Pour l’industrie manufacturière, on croit qu’elle recevra de cette réforme une impulsion nouvelle au dehors, et qu’elle achèvera d’écraser, comme on dit, les industries du continent. Certes, elle y gagnera en prospérité et surtout en sécurité, en bien-être, mais nous croyons que cette surexcitation fiévreuse, qui l’anime depuis un demi-siècle, se calmera. Elle se débarrassera d’abord d’un certain nombre de branches parasites qui la surchargent, et qui émigreront, selon toute apparence, à l’étranger. Pour les autres branches, elles acquerront, sans nul doute, une vigueur nouvelle ; cependant c’est surtout à l’intérieur du pays qu’elles verront leurs débouchés grandir, et nous ne serions pas étonné si durant quelques années, l’exportation anglaise en produits manufacturés diminuait. L’industrie manufacturière anglaise pourra bien être encore l’admiration de l’Europe, elle n’en sera plus l’effroi.
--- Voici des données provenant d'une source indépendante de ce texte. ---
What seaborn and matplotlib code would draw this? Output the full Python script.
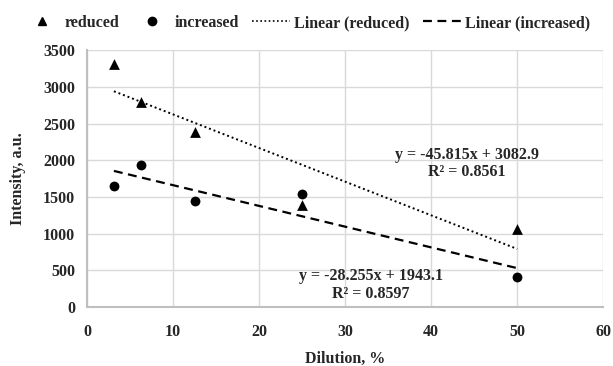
import numpy as np
import pandas as pd
import matplotlib
matplotlib.use("Agg")
import matplotlib.pyplot as plt
import seaborn as sns
from matplotlib.lines import Line2D

dilution = [3.125, 6.25, 12.5, 25, 50]
reduced = [3310, 2795, 2385, 1390, 1060]
increased = [1650, 1935, 1445, 1540, 410]
fit_reduced = [-45.815, 3082.9]
fit_increased = [-28.255, 1943.1]
r2_reduced = 0.8561
r2_increased = 0.8597
x_ticks = [0, 10, 20, 30, 40, 50, 60]
y_ticks = [0, 500, 1000, 1500, 2000, 2500, 3000, 3500]

sns.set_theme(style="whitegrid")
plt.rcParams['font.family'] = ['Liberation Serif', 'DejaVu Serif']
plt.rcParams['font.weight'] = 'bold'

FS = 11.5

fig = plt.figure(figsize=(6.13, 3.66), dpi=100)
ax = fig.add_axes([0.142, 0.161, 0.842, 0.702])

df = pd.DataFrame({"x": dilution, "reduced": reduced, "increased": increased})
sns.scatterplot(data=df, x="x", y="reduced", marker="^", color="black", s=60,
                edgecolor="black", linewidth=0, ax=ax, zorder=3)
sns.scatterplot(data=df, x="x", y="increased", marker="o", color="black", s=50,
                edgecolor="black", linewidth=0, ax=ax, zorder=3)

xs = np.array([min(dilution), max(dilution)])
lr = pd.DataFrame({"x": xs, "y": fit_reduced[0] * xs + fit_reduced[1]})
li = pd.DataFrame({"x": xs, "y": fit_increased[0] * xs + fit_increased[1]})
sns.lineplot(data=lr, x="x", y="y", color="black", linestyle=(0, (1, 1.5)), linewidth=1.4, ax=ax)
sns.lineplot(data=li, x="x", y="y", color="black", linestyle=(0, (4, 2.5)), linewidth=1.6, ax=ax)

ax.set_xlim(0, 60)
ax.set_ylim(0, 3500)
ax.set_xticks(x_ticks)
ax.set_yticks(y_ticks)
ax.tick_params(axis='both', labelsize=FS, length=0, pad=8.5)
ax.tick_params(axis='x', pad=12)
for lab in ax.get_xticklabels() + ax.get_yticklabels():
    lab.set_fontweight('bold')
ax.grid(True, color="#d9d9d9", linewidth=1)
for s in ['top', 'right']:
    ax.spines[s].set_visible(False)
for s in ['left', 'bottom']:
    ax.spines[s].set_color("#bfbfbf")
    ax.spines[s].set_linewidth(1.5)
ax.set_xlabel("Dilution, %", fontsize=FS, fontweight='bold', labelpad=8)
ax.set_ylabel("Intensity, a.u.", fontsize=FS, fontweight='bold', labelpad=12)

ax.text(44.2, 1960, f"y = {fit_reduced[0]}x + {fit_reduced[1]}\nR² = {r2_reduced}",
        ha="center", va="center", fontsize=FS, fontweight='bold', linespacing=1.1)
ax.text(33.0, 300, f"y = {fit_increased[0]}x + {fit_increased[1]}\nR² = {r2_increased}",
        ha="center", va="center", fontsize=FS, fontweight='bold', linespacing=1.1)

handles = [
    Line2D([], [], marker="^", color="black", linestyle="none", markersize=6),
    Line2D([], [], marker="o", color="black", linestyle="none", markersize=6),
    Line2D([], [], color="black", linestyle=(0, (1, 1.5)), linewidth=1.2),
    Line2D([], [], color="black", linestyle=(0, (4, 2.5)), linewidth=1.6),
]
labels = ["reduced", "increased", "Linear (reduced)", "Linear (increased)"]
fig.legend(handles, labels, loc="center right", bbox_to_anchor=(0.973, 0.937), ncol=4,
           frameon=False, prop={'weight': 'bold', 'size': FS}, borderaxespad=0,
           handlelength=2.4, columnspacing=0.8, handletextpad=0.25)

fig.savefig("out.png", dpi=100)
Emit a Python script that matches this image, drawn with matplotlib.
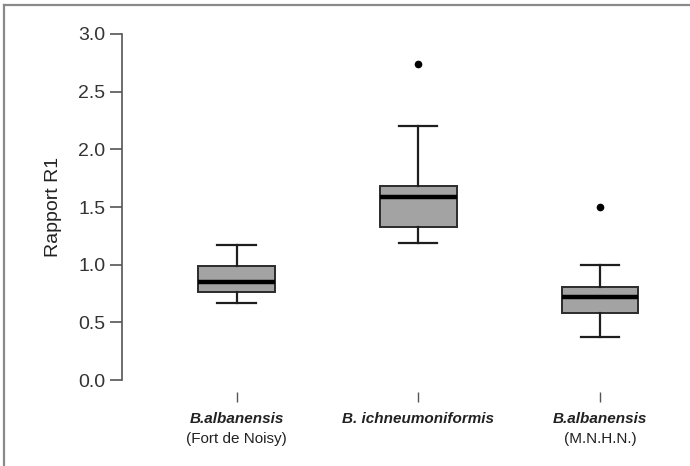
import matplotlib
matplotlib.use("Agg")
import matplotlib.pyplot as plt
from matplotlib.lines import Line2D

plt.rcParams['font.family'] = ['Liberation Sans', 'DejaVu Sans']

# box statistics
species = ["B.albanensis", "B. ichneumoniformis", "B.albanensis"]
origin = ["(Fort de Noisy)", "", "(M.N.H.N.)"]
whislo = [0.665, 1.19, 0.37]
q1 = [0.76, 1.33, 0.58]
med = [0.85, 1.59, 0.72]
q3 = [0.99, 1.68, 0.81]
whishi = [1.17, 2.20, 1.00]
fliers = [[], [2.74], [1.50]]
yticks = [0.0, 0.5, 1.0, 1.5, 2.0, 2.5, 3.0]


def make_stats():
    stats = []
    for i in range(len(species)):
        stats.append(dict(whislo=whislo[i], q1=q1[i], med=med[i], q3=q3[i],
                          whishi=whishi[i], fliers=fliers[i]))
    return stats


def main():
    fig = plt.figure(figsize=(6.9, 4.66), dpi=100)
    ax = fig.add_axes([122 / 690, 1 - 392 / 466, 560 / 690, 370 / 466])

    positions = [1, 2, 3]
    ax.bxp(make_stats(), positions=positions, widths=0.42, patch_artist=True,
           showfliers=True,
           boxprops=dict(facecolor='#a3a3a3', edgecolor='#2b2b2b', linewidth=1.4),
           medianprops=dict(color='black', linewidth=3.2, solid_capstyle='butt'),
           whiskerprops=dict(color='#1e1e1e', linewidth=1.6),
           capprops=dict(color='#1e1e1e', linewidth=1.6),
           capwidths=0.21,
           flierprops=dict(marker='o', markersize=4.5, markerfacecolor='black',
                           markeredgecolor='black'))

    ax.set_xlim(0.37, 3.45)
    ax.set_ylim(-0.104, 3.104)

    for side in ['top', 'right', 'bottom']:
        ax.spines[side].set_visible(False)
    ax.spines['left'].set_bounds(0, 3)
    ax.spines['left'].set_color('#555555')
    ax.spines['left'].set_linewidth(1.2)

    ax.set_yticks(yticks)
    ax.set_yticklabels([f"{v:.1f}" for v in yticks])
    ax.tick_params(axis='y', length=9, width=1.2, color='#555555',
                   labelsize=14, labelcolor='#333333', pad=3)

    ax.set_xticks(positions)
    ax.set_xticklabels([])
    ax.tick_params(axis='x', length=7, width=1.0, color='#555555', pad=0)

    # two-line tick labels: bold italic species, plain origin
    for p, sp, orig in zip(positions, species, origin):
        ax.text(p, -0.34, sp, transform=ax.transData, ha='center', va='center',
                fontsize=11, fontweight='bold', fontstyle='italic', color='#222222',
                clip_on=False)
        if orig:
            ax.text(p, -0.51, orig, transform=ax.transData, ha='center', va='center',
                    fontsize=11, color='#222222', clip_on=False)

    ax.set_ylabel("Rapport R1", fontsize=14, color='#222222', labelpad=12)

    # grey frame (top and left edges only)
    fig.add_artist(Line2D([4 / 690, 1], [1 - 5 / 466, 1 - 5 / 466],
                          transform=fig.transFigure, color='#8a8a8a', linewidth=1.6))
    fig.add_artist(Line2D([4 / 690, 4 / 690], [0, 1 - 5 / 466],
                          transform=fig.transFigure, color='#8a8a8a', linewidth=1.6))

    fig.savefig("out.png", dpi=100)


if __name__ == "__main__":
    main()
C’est, du reste, la classe ouvrière, celle des campagnes autant que celle des villes, qui ressentira le plus la bienfaisante influence du nouveau régime. À moins qu’il ne survienne des crises ou des perturbations fâcheuses dues à d’autres causes, les salaires ne baisseront pas ; loin de là, ils tendront plutôt à s’élever. Et comme, d’un autre côté, les denrées alimentaires seront à plus bas prix et le travail plus abondant, l’existence de cette classe sera désormais aussi facile et aussi douce quelle a été précédemment douloureuse et pénible. Il ne faut pas demander cependant qu’un tel changement s’opère en un jour. C’est bien le moins qu’on laisse au nouvel ordre de choses le temps de porter ses fruits.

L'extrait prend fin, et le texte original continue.